I just wanted to know if this slippage is a common problem and whether there's a fix.
He doesnt live in that house anymore……hes moved on to pastures new, with new build property in scotlandHopefully this has been sorted now situation seems to be as follows:
The property has, or at least is equipped to use, Economy 7 or similar electricity tariffs where all consumption in the off peak hours, typically 00:00 to 07:00 GMT, is at a cheaper rate. The meter has two readings, one (Low) for consumption during the 7 hours and another (normal) for the other 17 hours. There's a mechanism to switch the supply over at the appropriate time. At the same time it connects the discrete circuit for the Storage Heaters,
In reasonably recent (like last 20+years) set ups the switch is effected by a radio signal from the Electric company. It's pin point accurate and adjusts doe Daylight Saving Time.
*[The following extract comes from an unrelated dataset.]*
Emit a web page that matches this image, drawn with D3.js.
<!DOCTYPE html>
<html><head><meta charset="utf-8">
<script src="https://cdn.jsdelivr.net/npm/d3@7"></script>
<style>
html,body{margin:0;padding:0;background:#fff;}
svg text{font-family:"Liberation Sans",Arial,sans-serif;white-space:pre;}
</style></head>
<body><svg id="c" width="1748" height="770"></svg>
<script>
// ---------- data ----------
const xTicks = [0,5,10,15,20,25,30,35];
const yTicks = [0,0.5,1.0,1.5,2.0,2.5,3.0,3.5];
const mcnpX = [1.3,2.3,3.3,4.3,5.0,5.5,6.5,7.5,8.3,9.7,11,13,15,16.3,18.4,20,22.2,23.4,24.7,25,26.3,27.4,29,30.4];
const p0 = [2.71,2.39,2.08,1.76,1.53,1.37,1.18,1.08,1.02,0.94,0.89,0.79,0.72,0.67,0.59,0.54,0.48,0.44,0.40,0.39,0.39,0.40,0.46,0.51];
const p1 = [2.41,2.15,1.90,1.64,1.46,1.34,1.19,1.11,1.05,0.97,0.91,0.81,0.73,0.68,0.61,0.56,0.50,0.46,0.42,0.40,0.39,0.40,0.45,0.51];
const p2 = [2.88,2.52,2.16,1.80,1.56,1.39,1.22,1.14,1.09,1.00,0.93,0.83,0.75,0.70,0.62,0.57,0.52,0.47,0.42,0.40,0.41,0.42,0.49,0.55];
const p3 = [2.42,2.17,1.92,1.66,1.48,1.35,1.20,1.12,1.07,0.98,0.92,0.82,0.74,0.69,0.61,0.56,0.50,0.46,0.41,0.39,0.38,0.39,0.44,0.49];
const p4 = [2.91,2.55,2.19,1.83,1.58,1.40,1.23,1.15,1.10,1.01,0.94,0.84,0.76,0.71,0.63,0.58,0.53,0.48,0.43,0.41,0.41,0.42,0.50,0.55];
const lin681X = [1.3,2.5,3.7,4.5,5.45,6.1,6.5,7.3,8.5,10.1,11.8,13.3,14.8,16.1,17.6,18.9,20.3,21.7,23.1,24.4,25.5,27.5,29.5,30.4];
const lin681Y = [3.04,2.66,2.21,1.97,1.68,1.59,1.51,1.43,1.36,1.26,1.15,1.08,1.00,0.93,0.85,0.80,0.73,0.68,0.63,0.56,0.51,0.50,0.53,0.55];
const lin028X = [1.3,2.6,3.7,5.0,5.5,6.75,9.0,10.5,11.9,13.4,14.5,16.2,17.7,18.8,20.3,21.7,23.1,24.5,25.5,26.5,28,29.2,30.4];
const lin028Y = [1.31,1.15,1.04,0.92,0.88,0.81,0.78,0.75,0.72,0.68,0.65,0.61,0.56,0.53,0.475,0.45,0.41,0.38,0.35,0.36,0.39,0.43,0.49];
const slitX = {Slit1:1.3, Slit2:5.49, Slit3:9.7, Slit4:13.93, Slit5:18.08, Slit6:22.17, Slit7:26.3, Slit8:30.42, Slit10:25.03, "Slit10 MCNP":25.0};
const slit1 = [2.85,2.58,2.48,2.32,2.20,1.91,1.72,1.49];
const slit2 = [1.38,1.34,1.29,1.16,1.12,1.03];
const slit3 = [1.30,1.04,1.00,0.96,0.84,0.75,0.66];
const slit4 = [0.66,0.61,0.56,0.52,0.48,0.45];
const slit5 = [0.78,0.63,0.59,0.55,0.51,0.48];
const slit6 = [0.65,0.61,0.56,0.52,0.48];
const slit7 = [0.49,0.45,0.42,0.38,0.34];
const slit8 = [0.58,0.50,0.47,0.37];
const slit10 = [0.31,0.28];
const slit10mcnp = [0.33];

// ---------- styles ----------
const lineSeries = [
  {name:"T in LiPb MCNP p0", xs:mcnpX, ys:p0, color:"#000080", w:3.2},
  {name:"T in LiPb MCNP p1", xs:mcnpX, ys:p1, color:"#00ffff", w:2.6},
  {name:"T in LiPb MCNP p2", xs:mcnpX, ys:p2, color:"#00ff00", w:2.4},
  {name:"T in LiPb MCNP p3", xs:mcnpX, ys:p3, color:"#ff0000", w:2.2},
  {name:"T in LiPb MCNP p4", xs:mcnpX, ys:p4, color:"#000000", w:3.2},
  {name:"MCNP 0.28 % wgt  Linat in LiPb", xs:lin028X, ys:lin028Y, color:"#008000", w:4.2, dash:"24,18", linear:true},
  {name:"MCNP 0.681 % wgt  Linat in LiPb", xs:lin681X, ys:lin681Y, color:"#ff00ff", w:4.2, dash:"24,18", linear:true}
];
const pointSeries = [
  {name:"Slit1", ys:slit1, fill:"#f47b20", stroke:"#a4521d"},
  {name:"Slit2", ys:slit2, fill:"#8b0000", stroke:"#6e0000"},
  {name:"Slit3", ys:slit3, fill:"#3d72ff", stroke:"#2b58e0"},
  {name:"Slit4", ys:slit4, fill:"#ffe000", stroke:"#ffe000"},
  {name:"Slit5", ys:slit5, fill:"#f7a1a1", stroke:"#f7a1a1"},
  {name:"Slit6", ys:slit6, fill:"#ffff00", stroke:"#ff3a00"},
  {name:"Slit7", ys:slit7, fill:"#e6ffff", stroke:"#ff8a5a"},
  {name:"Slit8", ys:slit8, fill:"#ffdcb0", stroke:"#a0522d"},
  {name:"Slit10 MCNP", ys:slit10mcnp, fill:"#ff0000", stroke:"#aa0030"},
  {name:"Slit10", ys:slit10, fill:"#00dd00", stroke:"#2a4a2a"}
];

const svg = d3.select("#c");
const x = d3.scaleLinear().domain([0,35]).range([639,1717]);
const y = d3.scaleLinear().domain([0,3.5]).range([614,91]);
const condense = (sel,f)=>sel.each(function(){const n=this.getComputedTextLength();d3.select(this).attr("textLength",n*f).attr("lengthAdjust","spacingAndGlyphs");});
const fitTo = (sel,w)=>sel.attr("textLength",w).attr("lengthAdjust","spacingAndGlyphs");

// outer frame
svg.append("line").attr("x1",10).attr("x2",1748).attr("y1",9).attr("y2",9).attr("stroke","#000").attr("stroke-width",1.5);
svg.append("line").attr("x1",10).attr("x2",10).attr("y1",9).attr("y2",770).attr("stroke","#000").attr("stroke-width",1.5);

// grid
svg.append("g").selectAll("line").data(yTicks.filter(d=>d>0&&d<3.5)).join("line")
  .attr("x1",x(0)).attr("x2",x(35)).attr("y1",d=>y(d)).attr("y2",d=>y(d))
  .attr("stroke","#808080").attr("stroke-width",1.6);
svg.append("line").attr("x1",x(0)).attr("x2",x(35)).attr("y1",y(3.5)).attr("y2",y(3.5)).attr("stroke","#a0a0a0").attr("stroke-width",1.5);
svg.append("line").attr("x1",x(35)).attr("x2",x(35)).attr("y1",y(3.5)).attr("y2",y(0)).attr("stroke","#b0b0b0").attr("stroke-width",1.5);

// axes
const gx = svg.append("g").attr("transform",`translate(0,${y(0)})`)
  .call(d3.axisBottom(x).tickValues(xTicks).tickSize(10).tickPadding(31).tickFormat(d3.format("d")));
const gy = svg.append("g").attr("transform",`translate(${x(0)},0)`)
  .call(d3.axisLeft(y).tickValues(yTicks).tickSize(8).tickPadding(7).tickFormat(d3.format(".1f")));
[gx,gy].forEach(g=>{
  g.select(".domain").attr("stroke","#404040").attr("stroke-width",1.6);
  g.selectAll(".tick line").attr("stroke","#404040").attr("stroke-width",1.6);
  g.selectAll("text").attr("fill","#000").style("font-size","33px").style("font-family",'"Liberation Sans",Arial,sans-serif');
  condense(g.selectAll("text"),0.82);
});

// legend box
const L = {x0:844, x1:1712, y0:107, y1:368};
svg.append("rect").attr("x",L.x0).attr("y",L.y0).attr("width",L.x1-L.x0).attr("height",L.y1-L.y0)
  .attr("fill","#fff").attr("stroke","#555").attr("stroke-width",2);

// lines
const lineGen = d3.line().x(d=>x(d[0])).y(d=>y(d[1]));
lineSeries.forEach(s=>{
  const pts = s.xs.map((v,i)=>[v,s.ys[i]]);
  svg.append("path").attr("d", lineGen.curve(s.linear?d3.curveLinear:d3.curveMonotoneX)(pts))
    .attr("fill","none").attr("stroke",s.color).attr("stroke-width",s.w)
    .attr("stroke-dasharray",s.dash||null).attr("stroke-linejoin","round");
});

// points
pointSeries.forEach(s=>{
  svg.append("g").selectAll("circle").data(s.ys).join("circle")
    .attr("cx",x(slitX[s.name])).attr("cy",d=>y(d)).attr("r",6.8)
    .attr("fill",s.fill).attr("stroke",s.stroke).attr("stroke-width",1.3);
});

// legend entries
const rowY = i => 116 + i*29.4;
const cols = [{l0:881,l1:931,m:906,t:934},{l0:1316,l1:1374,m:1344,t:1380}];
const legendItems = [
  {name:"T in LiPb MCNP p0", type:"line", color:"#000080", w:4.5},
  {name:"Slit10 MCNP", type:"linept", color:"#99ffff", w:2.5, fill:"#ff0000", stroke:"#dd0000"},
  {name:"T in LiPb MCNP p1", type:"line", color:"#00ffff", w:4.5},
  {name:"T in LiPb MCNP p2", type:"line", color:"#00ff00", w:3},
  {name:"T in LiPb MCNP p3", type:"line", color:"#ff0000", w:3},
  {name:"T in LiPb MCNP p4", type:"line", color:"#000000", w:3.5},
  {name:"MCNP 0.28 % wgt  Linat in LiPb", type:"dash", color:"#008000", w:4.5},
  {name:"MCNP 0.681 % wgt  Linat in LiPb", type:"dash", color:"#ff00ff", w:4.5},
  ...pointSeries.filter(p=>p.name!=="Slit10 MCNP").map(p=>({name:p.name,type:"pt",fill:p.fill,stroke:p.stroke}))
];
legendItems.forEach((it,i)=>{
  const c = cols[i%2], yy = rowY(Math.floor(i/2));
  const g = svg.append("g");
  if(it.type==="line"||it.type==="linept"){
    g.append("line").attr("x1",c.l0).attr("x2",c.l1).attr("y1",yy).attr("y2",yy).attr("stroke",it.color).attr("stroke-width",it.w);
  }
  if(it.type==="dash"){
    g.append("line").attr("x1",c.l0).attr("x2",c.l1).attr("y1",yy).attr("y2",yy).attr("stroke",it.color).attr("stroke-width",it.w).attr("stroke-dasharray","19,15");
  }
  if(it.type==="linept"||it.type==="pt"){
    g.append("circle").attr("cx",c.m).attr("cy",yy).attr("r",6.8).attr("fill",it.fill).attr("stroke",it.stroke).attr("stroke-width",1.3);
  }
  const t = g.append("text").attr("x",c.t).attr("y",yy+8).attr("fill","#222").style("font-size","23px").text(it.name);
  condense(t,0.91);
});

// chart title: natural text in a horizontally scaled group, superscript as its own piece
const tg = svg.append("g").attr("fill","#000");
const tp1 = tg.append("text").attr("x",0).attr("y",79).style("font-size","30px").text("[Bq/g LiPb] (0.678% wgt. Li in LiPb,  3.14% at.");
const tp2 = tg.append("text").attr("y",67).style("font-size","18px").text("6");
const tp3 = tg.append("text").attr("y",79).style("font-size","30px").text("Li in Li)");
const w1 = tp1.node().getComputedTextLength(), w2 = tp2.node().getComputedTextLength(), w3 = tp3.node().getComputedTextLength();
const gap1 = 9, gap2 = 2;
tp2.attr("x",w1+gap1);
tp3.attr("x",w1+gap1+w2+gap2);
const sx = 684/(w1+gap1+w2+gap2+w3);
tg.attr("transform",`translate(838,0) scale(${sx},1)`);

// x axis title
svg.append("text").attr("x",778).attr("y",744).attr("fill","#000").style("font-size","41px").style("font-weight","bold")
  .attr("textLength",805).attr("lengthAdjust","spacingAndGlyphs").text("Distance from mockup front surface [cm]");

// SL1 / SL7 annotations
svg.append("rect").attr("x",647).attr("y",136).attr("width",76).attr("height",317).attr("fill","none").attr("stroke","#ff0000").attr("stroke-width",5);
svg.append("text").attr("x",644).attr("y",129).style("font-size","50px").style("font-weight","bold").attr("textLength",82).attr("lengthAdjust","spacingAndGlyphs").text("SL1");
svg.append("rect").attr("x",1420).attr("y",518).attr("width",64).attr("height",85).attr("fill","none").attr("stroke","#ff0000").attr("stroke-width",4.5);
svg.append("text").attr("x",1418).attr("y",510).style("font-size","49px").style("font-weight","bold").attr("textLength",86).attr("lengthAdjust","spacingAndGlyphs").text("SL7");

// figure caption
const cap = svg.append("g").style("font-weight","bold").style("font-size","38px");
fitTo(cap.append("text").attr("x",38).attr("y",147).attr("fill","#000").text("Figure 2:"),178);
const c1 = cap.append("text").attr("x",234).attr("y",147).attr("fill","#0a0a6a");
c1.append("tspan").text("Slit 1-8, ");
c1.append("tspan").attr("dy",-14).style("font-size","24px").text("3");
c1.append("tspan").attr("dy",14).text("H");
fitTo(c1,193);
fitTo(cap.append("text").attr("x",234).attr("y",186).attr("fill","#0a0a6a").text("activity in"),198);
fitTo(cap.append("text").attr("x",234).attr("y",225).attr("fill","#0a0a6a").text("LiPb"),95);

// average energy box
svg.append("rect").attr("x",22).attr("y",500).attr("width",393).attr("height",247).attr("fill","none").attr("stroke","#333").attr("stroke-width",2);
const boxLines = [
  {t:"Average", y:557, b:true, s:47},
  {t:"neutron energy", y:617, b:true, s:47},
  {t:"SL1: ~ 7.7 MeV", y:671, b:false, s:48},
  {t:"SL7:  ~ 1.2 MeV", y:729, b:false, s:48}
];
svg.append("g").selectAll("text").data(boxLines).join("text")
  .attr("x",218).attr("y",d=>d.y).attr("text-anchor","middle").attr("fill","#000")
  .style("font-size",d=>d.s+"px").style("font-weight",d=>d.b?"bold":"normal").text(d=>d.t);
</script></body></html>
Prior to that there was an electromechanical clock, often branded Sangamo, which effected the switching mechanically. The clock's time base pre-dated quartz and was probably the 50 cycles/second mains frequency. Not uncommon, at least in rural areas, for the mains frequency to be unreliable. A relative in a Worcestershire village gave up with their cooker's timer/clock because it drifted off time.
Two things to do (1) check you're actually on an E7 tariff - I've heard of people having an E7 meter but a standard single rate tarrif. Meter reads as the sum of both rows (2) ask for your metering to be updated. If you're getting cheap rate 'leccy at peak demand time the supplier will be keen to get that put right.